Dataset section
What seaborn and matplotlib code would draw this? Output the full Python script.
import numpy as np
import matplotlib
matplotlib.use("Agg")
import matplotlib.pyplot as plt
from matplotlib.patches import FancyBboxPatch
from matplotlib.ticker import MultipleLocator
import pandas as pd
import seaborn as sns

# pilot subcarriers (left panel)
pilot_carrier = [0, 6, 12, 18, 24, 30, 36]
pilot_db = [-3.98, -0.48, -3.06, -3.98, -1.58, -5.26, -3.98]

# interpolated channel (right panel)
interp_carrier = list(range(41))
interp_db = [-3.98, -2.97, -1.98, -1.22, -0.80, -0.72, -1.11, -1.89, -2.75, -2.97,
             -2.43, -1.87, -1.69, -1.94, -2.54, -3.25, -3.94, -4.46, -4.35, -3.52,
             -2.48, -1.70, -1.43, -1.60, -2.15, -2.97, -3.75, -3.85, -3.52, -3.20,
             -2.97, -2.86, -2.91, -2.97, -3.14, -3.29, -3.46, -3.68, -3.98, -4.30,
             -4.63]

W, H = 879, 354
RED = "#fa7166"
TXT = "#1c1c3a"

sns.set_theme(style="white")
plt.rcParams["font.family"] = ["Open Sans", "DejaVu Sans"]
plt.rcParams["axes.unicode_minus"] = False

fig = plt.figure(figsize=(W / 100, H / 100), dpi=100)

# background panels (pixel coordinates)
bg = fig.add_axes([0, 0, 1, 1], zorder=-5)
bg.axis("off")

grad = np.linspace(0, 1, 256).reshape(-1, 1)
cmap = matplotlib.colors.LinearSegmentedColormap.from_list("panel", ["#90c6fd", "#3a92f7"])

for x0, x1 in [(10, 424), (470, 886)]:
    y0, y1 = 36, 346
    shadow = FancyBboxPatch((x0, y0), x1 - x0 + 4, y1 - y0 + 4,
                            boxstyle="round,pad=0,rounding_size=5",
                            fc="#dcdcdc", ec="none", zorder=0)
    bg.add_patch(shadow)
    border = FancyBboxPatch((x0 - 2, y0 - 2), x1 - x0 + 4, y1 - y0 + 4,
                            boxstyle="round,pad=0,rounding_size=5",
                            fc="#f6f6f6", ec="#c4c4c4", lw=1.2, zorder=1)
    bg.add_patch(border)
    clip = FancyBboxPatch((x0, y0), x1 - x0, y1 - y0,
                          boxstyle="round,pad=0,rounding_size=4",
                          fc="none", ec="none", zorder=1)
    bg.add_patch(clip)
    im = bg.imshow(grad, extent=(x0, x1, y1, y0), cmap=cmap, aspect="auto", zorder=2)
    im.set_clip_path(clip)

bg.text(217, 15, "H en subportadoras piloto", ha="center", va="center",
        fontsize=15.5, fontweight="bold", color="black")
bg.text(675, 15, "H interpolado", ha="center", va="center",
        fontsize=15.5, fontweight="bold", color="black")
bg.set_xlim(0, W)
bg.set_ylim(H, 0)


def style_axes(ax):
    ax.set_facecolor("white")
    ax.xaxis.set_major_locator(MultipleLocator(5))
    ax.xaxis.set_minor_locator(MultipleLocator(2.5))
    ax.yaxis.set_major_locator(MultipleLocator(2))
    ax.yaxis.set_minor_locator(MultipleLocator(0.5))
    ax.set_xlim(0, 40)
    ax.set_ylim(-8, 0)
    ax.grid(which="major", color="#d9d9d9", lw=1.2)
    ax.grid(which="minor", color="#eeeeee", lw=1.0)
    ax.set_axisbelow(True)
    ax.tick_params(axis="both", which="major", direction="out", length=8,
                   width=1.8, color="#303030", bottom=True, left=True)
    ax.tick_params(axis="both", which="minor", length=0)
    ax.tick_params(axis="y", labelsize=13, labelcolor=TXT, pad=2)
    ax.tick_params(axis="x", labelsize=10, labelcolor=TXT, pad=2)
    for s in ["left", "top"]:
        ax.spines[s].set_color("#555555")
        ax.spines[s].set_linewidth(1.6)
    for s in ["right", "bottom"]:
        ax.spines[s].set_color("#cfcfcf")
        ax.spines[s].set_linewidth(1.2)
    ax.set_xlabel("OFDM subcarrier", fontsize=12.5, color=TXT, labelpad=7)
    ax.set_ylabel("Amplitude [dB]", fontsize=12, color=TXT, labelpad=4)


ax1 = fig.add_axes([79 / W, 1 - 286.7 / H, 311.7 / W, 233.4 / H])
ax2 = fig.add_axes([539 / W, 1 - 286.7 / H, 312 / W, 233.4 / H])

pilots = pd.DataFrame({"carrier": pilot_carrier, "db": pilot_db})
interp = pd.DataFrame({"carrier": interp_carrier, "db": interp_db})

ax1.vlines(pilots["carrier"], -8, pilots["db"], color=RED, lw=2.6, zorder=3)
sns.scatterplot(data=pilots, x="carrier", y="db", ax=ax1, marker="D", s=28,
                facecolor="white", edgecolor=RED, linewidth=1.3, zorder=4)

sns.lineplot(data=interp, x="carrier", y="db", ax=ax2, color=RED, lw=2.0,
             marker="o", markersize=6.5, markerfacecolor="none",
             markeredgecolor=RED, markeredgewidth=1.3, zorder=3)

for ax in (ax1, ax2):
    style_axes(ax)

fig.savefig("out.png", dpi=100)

Exercise goal
Restate word for word only the lines running from the beginning of the data to the line holding "pilot_db = [-3.98, -0.48, -3.06, -3.98, -1.58, -5.26, -3.98]", both included.

The solution
What seaborn and matplotlib code would draw this? Output the full Python script.
import numpy as np
import matplotlib
matplotlib.use("Agg")
import matplotlib.pyplot as plt
from matplotlib.patches import FancyBboxPatch
from matplotlib.ticker import MultipleLocator
import pandas as pd
import seaborn as sns

# pilot subcarriers (left panel)
pilot_carrier = [0, 6, 12, 18, 24, 30, 36]
pilot_db = [-3.98, -0.48, -3.06, -3.98, -1.58, -5.26, -3.98]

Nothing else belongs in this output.